The upsell for a scoop of ice cream is an ice-cream tub. Some people may buy a tub once. Some people may never buy.
The hesitation may be because
either the price is a bit high or because
people just forget they need to get some ice cream
Their 31 strategy solves for both of these pain points.
Since the day BR was founded in 1947, their logo has always communicated 31. They never dropped it. The “31 flavor” concept represents a different flavor for each day of the month.
Strategies Baskin Robbins Uses
For Existing Customers
Baskin Robbins offers a few things:
1) Deepen Usage: If they are a well-retained user, BR asks them to deepen usage by ordering more of the same flavor (get a tub at a 31% discount). The 31% discount is a nice trigger moment and a time-lapsed deal which once expired, would require users to wait for 60ish more days. It associates BR with the 31st of each month. Just like you associate Maggi with rain (atleast in India).
2) Widen Usage: For existing users, BR also asks them to go broad, and try their other flavors. Since they constantly keep launching a new flavor each month. This keeps loyal users around for longer. Some users like variety and a flavor each month will keep them coming back. It also gives marketing teams a reason to reach out to customers each month.
For New Users
1) Niche Entry Points / Share-worthy Flavors: Very niche flavors like the dill pickle ice cream that was targeted to expectant mothers. This lets new users come to BR when they have a trigger moment in their life or if there’s a flavor they’re already a fan of. For example, if someone created an icecream out of persimmon or mangosteen, I’d sure as hell go try it once. I may not repeat it but it’ll be a point of entry to the brand for me. If BR ever launched pet-friendly ice-creams, I’d go too!
2) Piggybacking on Cultural Moments: The next thing BR does is piggyback on events with new flavor launches. Here are some examples:
Piggybacked on the Beatles
The 1960s were characterized by Beatlemania. Just before the Beatle’s first US tour, a reporter from the Washington Post called up Baskin Robbins to know what flavor they had come up with to honor the Beatles. The question caught Mr. Roberts by surprise as he hadn’t even thought about it at the time. But he quickly replied, “Beatle Nut, of course”. The new flavor was created, manufactured and delivered within 5 days.
The Gold Medal Ribbon flavor was introduced in connection with the 1980 Winter Olympics
Astronut and Lunar Cheesecake were invented in honor of the NASA space missions in the 1960s.
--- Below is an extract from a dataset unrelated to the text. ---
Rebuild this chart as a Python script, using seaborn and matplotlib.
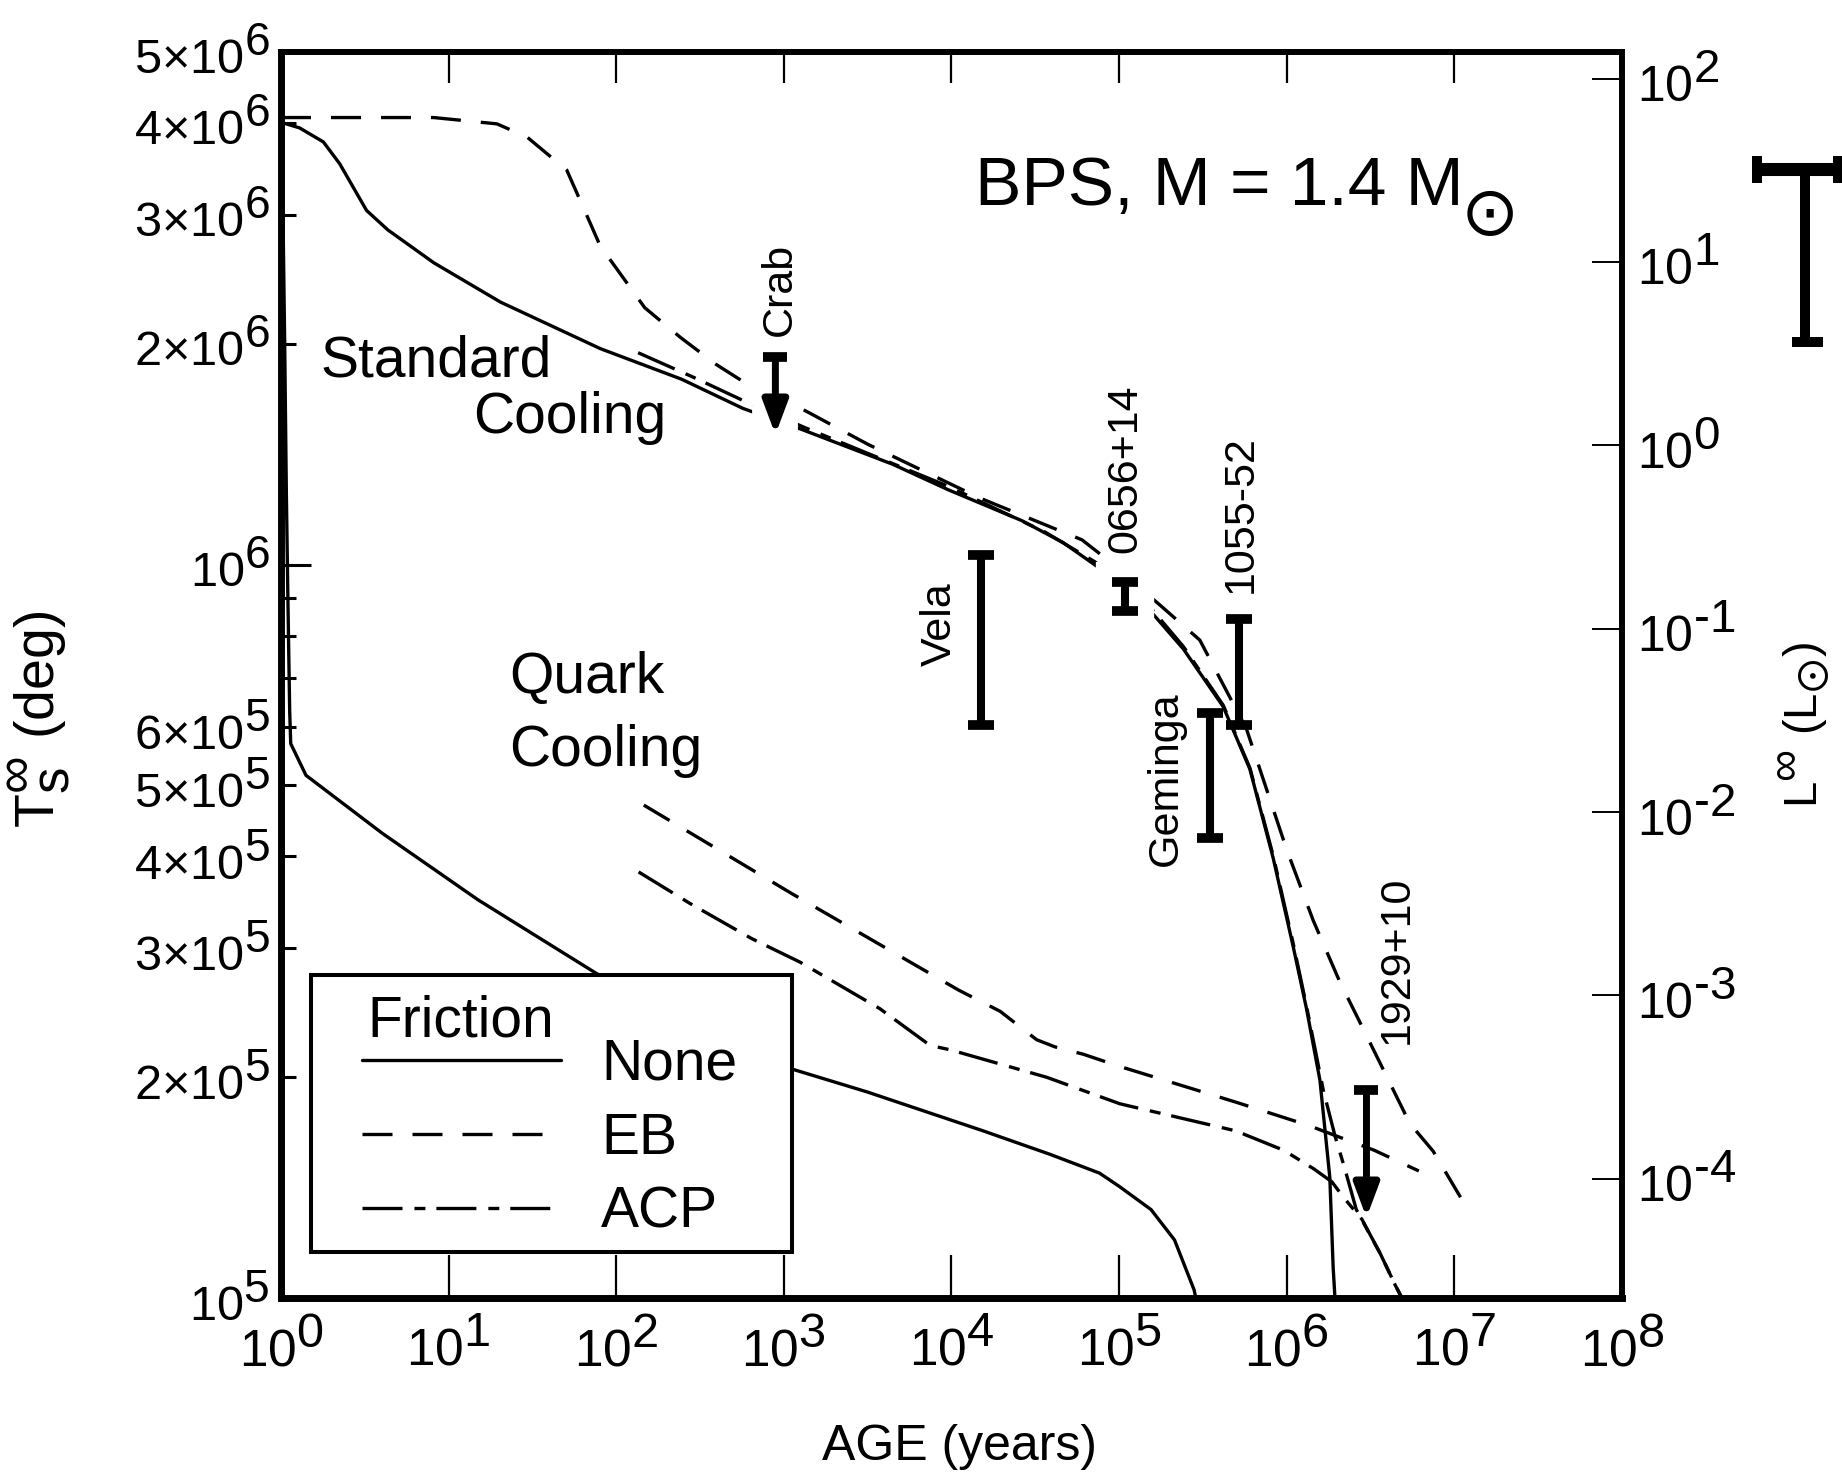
import numpy as np
import pandas as pd
import matplotlib
matplotlib.use("Agg")
import matplotlib.pyplot as plt
import matplotlib._mathtext as _mt
import seaborn as sns
from matplotlib.lines import Line2D
from matplotlib.patches import Rectangle
from matplotlib.ticker import FixedLocator, NullLocator, NullFormatter

# superscripts in the reference are almost as large as the base text
_mt.SHRINK_FACTOR = 0.95

sns.set_theme(style="white")
plt.rcParams.update({
    "font.family": ["Liberation Sans", "DejaVu Sans"],
    "mathtext.fontset": "custom",
    "mathtext.rm": "Liberation Sans",
    "mathtext.it": "Liberation Sans:italic",
    "mathtext.bf": "Liberation Sans:bold",
    "mathtext.default": "regular",
    "lines.scale_dashes": False,
    "axes.edgecolor": "black",
    "text.color": "black",
    "axes.labelcolor": "black",
    "xtick.color": "black",
    "ytick.color": "black",
})

# ---------------- data (age in years, surface temperature in K) ----------------
std_none_age = [1.0, 1.29, 1.79, 2.24, 3.24, 4.34, 8.15, 20.4, 80.4, 245, 570, 1265, 4470, 9550,
                2.63e4, 4.62e4, 7.4e4, 1.43e5, 2.42e5, 4.18e5, 6.03e5, 8.30e5, 1.094e6, 1.312e6,
                1.578e6, 1.807e6, 1.892e6, 1.96e6]
std_none_T = [4.01e6, 3.94e6, 3.77e6, 3.52e6, 3.04e6, 2.86e6, 2.58e6, 2.28e6, 1.97e6, 1.79e6,
              1.633e6, 1.53e6, 1.37e6, 1.265e6, 1.148e6, 1.072e6, 9.94e5, 8.81e5, 7.67e5, 6.40e5,
              5.26e5, 3.98e5, 3.01e5, 2.48e5, 1.98e5, 1.46e5, 1.10e5, 9.6e4]

std_eb_age = [1.0, 8.13, 19.4, 29.3, 50.7, 70.0, 80.2, 148, 242, 394, 644, 1265, 3170, 1.47e4,
              6.0e4, 8.83e4, 1.32e5, 1.75e5, 3.03e5, 5.75e5, 9.98e5, 1.44e6, 2.07e6, 2.99e6,
              5.42e6, 7.48e6, 1.18e7]
std_eb_T = [4.07e6, 4.07e6, 3.99e6, 3.83e6, 3.45e6, 2.92e6, 2.72e6, 2.24e6, 2.04e6, 1.875e6,
            1.746e6, 1.633e6, 1.459e6, 1.233e6, 1.081e6, 1.009e6, 9.31e5, 8.81e5, 7.89e5,
            5.97e5, 4.09e5, 3.27e5, 2.70e5, 2.28e5, 1.73e5, 1.585e5, 1.33e5]

std_acp_age = [135, 290, 607, 1330, 9530, 3.63e4, 7.16e4, 1.43e5, 2.42e5, 4.18e5, 6.03e5, 8.30e5,
               1.094e6, 1.312e6, 1.652e6, 1.945e6, 2.203e6, 2.60e6, 3.61e6, 4.45e6, 5.1e6]
std_acp_T = [1.945e6, 1.80e6, 1.663e6, 1.538e6, 1.279e6, 1.107e6, 1.009e6, 8.91e5, 7.73e5,
             6.43e5, 5.28e5, 4.01e5, 3.04e5, 2.50e5, 1.92e5, 1.66e5, 1.51e5, 1.32e5, 1.15e5,
             1.04e5, 9.8e4]

qrk_none_age = [1.0, 1.028, 1.052, 1.076, 1.10, 1.127, 1.143, 1.41, 4.03, 15.0, 76.2, 338, 1133,
                3133, 1.545e4, 3.87e4, 7.64e4, 1.0e5, 1.55e5, 2.14e5, 2.80e5, 2.95e5]
qrk_none_T = [4.0e6, 2.98e6, 2.0e6, 1.26e6, 8.9e5, 6.3e5, 5.70e5, 5.16e5, 4.30e5, 3.49e5, 2.77e5,
              2.33e5, 2.05e5, 1.91e5, 1.69e5, 1.57e5, 1.48e5, 1.42e5, 1.32e5, 1.20e5, 1.026e5,
              9.7e4]

qrk_eb_age = [146, 1114, 3500, 1.10e4, 1.95e4, 3.22e4, 4.14e4, 6.10e4, 1.0e5, 4.95e5, 1.34e6,
              3.33e6, 6.14e6]
qrk_eb_T = [4.70e5, 3.56e5, 3.06e5, 2.63e5, 2.46e5, 2.25e5, 2.20e5, 2.15e5, 2.07e5, 1.85e5,
            1.72e5, 1.59e5, 1.49e5]

qrk_acp_age = [136, 276, 644, 1250, 3740, 7450, 9800, 3.69e4, 1.01e5, 4.96e5, 9.6e5, 1.45e6,
               1.86e6, 2.19e6, 2.81e6, 3.61e6, 4.45e6, 5.1e6]
qrk_acp_T = [3.81e5, 3.45e5, 3.09e5, 2.87e5, 2.48e5, 2.21e5, 2.18e5, 2.00e5, 1.84e5, 1.69e5,
             1.59e5, 1.50e5, 1.44e5, 1.37e5, 1.28e5, 1.15e5, 1.04e5, 9.8e4]

# observed pulsars
obs_names = ["Crab", "Vela", "0656+14", "Geminga", "1055-52", "1929+10"]
obs_age = [890, 1.5e4, 1.09e5, 3.48e5, 5.2e5, 2.99e6]
obs_T_hi = [1.92e6, 1.03e6, 9.48e5, 6.27e5, 8.43e5, 1.92e5]
obs_T_lo = [1.504e6, 6.04e5, 8.65e5, 4.24e5, 6.04e5, 1.287e5]
obs_upper = [True, False, False, False, False, True]
lbl_age = [942, 8530, 1.09e5, 1.89e5, 5.31e5, 4.54e6]
lbl_T = [2.05e6, 8.29e5, 1.037e6, 5.11e5, 9.14e5, 2.22e5]
lbl_va = ["bottom", "center", "bottom", "center", "bottom", "bottom"]

# luminosity scale: L = (T / T_at_1Lsun)^4
T_at_1Lsun = 1.454e6
side_L = [3.66, 32.0]

x_ticks = [1e0, 1e1, 1e2, 1e3, 1e4, 1e5, 1e6, 1e7, 1e8]
x_labels = [r"10$^{%d}$" % i for i in range(9)]
y_ticks = [1e5, 2e5, 3e5, 4e5, 5e5, 6e5, 1e6, 2e6, 3e6, 4e6, 5e6]
y_labels = [r"10$^{5}$", r"2×10$^{5}$", r"3×10$^{5}$", r"4×10$^{5}$", r"5×10$^{5}$",
            r"6×10$^{5}$", r"10$^{6}$", r"2×10$^{6}$", r"3×10$^{6}$", r"4×10$^{6}$",
            r"5×10$^{6}$"]
y_minor = [7e5, 8e5, 9e5]
L_ticks = [1e-4, 1e-3, 1e-2, 1e-1, 1e0, 1e1, 1e2]
L_labels = ["10$^{\u20104}$", "10$^{\u20103}$", "10$^{\u20102}$", "10$^{\u20101}$",
            r"10$^{0}$", r"10$^{1}$", r"10$^{2}$"]

frictions = ["None", "EB", "ACP"]
dash_map = {"None": "", "EB": (21.6, 14.4), "ACP": (28.8, 8.6, 7.9, 7.9)}

curves = [
    ("standard", "None", std_none_age, std_none_T),
    ("standard", "EB", std_eb_age, std_eb_T),
    ("standard", "ACP", std_acp_age, std_acp_T),
    ("quark", "None", qrk_none_age, qrk_none_T),
    ("quark", "EB", qrk_eb_age, qrk_eb_T),
    ("quark", "ACP", qrk_acp_age, qrk_acp_T),
]
df = pd.concat([pd.DataFrame({"age": a, "T": t, "friction": f, "model": c + "-" + f})
                for c, f, a, t in curves], ignore_index=True)

# ---------------- figure ----------------
fig = plt.figure(figsize=(18.42, 14.76), dpi=100)
ax = fig.add_axes([0.15255, 0.12060, 0.72801, 0.84417])
ax.set_xscale("log")
ax.set_yscale("log")
ax.set_xlim(1, 1e8)
ax.set_ylim(1e5, 5e6)

LW = 2.4
sns.lineplot(data=df, x="age", y="T", style="friction", style_order=frictions,
             units="model", estimator=None, sort=False, dashes=dash_map,
             color="black", lw=LW, legend=False, ax=ax, zorder=2)

# white gaps in the curves around two markers (as in the original)
ax.vlines(obs_age[0], obs_T_lo[0] * 0.97, obs_T_hi[0], color="white", lw=33, zorder=3)
ax.vlines(obs_age[2], 8.34e5, 1.009e6, color="white", lw=42, zorder=3)

# observations
for name, a, hi, lo, up in zip(obs_names, obs_age, obs_T_hi, obs_T_lo, obs_upper):
    if up:
        ax.annotate("", xy=(a, lo), xytext=(a, hi),
                    arrowprops=dict(arrowstyle="-|>,head_length=0.8,head_width=0.3",
                                    mutation_scale=25, lw=5, color="black",
                                    shrinkA=0, shrinkB=0),
                    zorder=4)
        ax.plot([a], [hi], marker="_", ms=17, mew=7, color="black", zorder=4)
    else:
        mid = np.sqrt(hi * lo)
        ax.errorbar([a], [mid], yerr=[[mid - lo], [hi - mid]], fmt="none", ecolor="black",
                    elinewidth=5.8, capsize=9.7, capthick=7, zorder=4)

for name, a, t, va in zip(obs_names, lbl_age, lbl_T, lbl_va):
    ax.text(a, t, name, rotation=90, ha="center", va=va, fontsize=31, zorder=5)

# ---------------- axes styling ----------------
for side, lw in [("left", 5.0), ("bottom", 5.0), ("top", 4.3), ("right", 4.1)]:
    ax.spines[side].set_linewidth(lw)
    ax.spines[side].set_color("black")

ax.set_xticks(x_ticks, x_labels)
ax.xaxis.set_minor_locator(NullLocator())
ax.tick_params(axis="x", which="major", direction="in", length=31, width=1.6,
               top=True, bottom=True, labelsize=37, pad=15)
for t in ax.xaxis.get_major_ticks():
    t.tick2line.set_markersize(22)

ax.set_yticks(y_ticks, y_labels)
ax.yaxis.set_minor_locator(FixedLocator(y_minor))
ax.yaxis.set_minor_formatter(NullFormatter())
ax.tick_params(axis="y", which="both", direction="in", length=10.8, width=2.2,
               left=True, right=False, labelsize=35, pad=8)
ax.yaxis.get_major_ticks()[y_ticks.index(1e6)].tick1line.set_markersize(21.6)

ax.set_xlabel("AGE (years)", fontsize=36)
ax.xaxis.set_label_coords(0.5063, -0.130)
ax.xaxis.label.set_va("baseline")
ax.set_ylabel(r"$T_{s}^{\infty}$ (deg)", fontsize=40)
ax.yaxis.set_label_coords(-0.1685, 0.4647)
ax.yaxis.label.set_va("baseline")

# right luminosity axis
ax2 = ax.twinx()
ax2.set_yscale("log")
ax2.set_ylim((1e5 / T_at_1Lsun) ** 4, (5e6 / T_at_1Lsun) ** 4)
ax2.set_yticks(L_ticks, L_labels)
ax2.yaxis.set_minor_locator(NullLocator())
ax2.tick_params(axis="y", which="major", direction="in", length=21.6, width=1.4,
                labelsize=36, pad=11)
for side in ["left", "top", "bottom"]:
    ax2.spines[side].set_visible(False)
ax2.spines["right"].set_linewidth(4.1)
ax2.spines["right"].set_color("black")
ax2.set_ylabel(r"$L^{\infty}$ ($L_{\odot}$)", fontsize=34, rotation=90)
ax2.yaxis.set_label_coords(1.1462, 0.460)
ax2.yaxis.label.set_va("baseline")
ax2.grid(False)

# ---------------- annotations ----------------
ax.text(0.0291, 0.7392, "Standard", transform=ax.transAxes, fontsize=41, va="baseline")
ax.text(0.1432, 0.6942, "Cooling", transform=ax.transAxes, fontsize=41, va="baseline")
ax.text(0.1700, 0.4856, "Quark", transform=ax.transAxes, fontsize=41, va="baseline")
ax.text(0.1700, 0.4270, "Cooling", transform=ax.transAxes, fontsize=41, va="baseline")
ax.text(0.5175, 0.8772, "BPS, M = 1.4 M", transform=ax.transAxes, fontsize=50, va="baseline")
ax.text(0.9016, 0.8531, "⊙", transform=ax.transAxes, fontsize=50, ha="center", va="baseline",
        family="DejaVu Sans")

# legend
ax.add_patch(Rectangle((0.02237, 0.03692), 0.35869, 0.22231, transform=ax.transAxes,
                       facecolor="white", edgecolor="black", lw=2.9, zorder=5))
ax.text(0.0641, 0.2095, "Friction", transform=ax.transAxes, fontsize=41, va="baseline", zorder=6)
handles = [Line2D([], [], color="black", lw=LW,
                  linestyle="-" if dash_map[f] == "" else (0, dash_map[f])) for f in frictions]
leg = ax.legend(handles, frictions, loc="upper left", bbox_to_anchor=(0.0604, 0.2087),
                bbox_transform=ax.transAxes, frameon=False, fontsize=41, handlelength=3.5,
                handletextpad=0.7, labelspacing=0.35, borderpad=0, borderaxespad=0)
leg.set_zorder(6)

# partial error bar at the far right edge (luminosity scale)
ax_side = fig.add_axes([1740 / 1842, 0.12060, 102 / 1842, 0.84417])
ax_side.set_yscale("log")
ax_side.set_ylim((1e5 / T_at_1Lsun) ** 4, (5e6 / T_at_1Lsun) ** 4)
ax_side.set_xlim(0, 1)
ax_side.axis("off")
ax_side.vlines(0.637, side_L[0], side_L[1], color="black", lw=7.2, clip_on=False)
ax_side.hlines(side_L[1], 0.118, 1.05, color="black", lw=9.4, clip_on=False)
ax_side.vlines([0.167, 0.96], side_L[1] / 1.19, side_L[1] * 1.19, color="black", lw=7.2,
               clip_on=False)
ax_side.hlines(side_L[0], 0.51, 0.81, color="black", lw=7.2, clip_on=False)

fig.savefig("out.png", dpi=100, facecolor="white")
They were introduced only after the astronauts reached home safely.
Here Comes the Fudge ice cream was named after a popular segment on Rowan and Martin's Laugh-In TV show.
One of Baskin-Robbins' most popular flavors was actually created by comedian Steve Allen. "Steverino" Ice Cream was invented as a gag for the Steve Allen Show, but proved to be very popular in stores. It was loaded with fresh fruits, nuts and Fern Candy. In the first month it was offered, Steverino Ice Cream sold over 1 million scoops, a new volume record for the industry.
Baskin Robbins as a product is shaped strongly by the marketing. New flavors each month, freemium (allowing users to taste as many flavors before purchasing), creating products based on trends, are all signs that the company is extremely product-led. I was kind of surprised that they didn't capitalise on the Taylor Swift Eras Tour though just like they did with the Beatles.
The idea for 31 Flavors came from Carson-Roberts advertising agency (which later became Ogilvy & Mather), in 1953.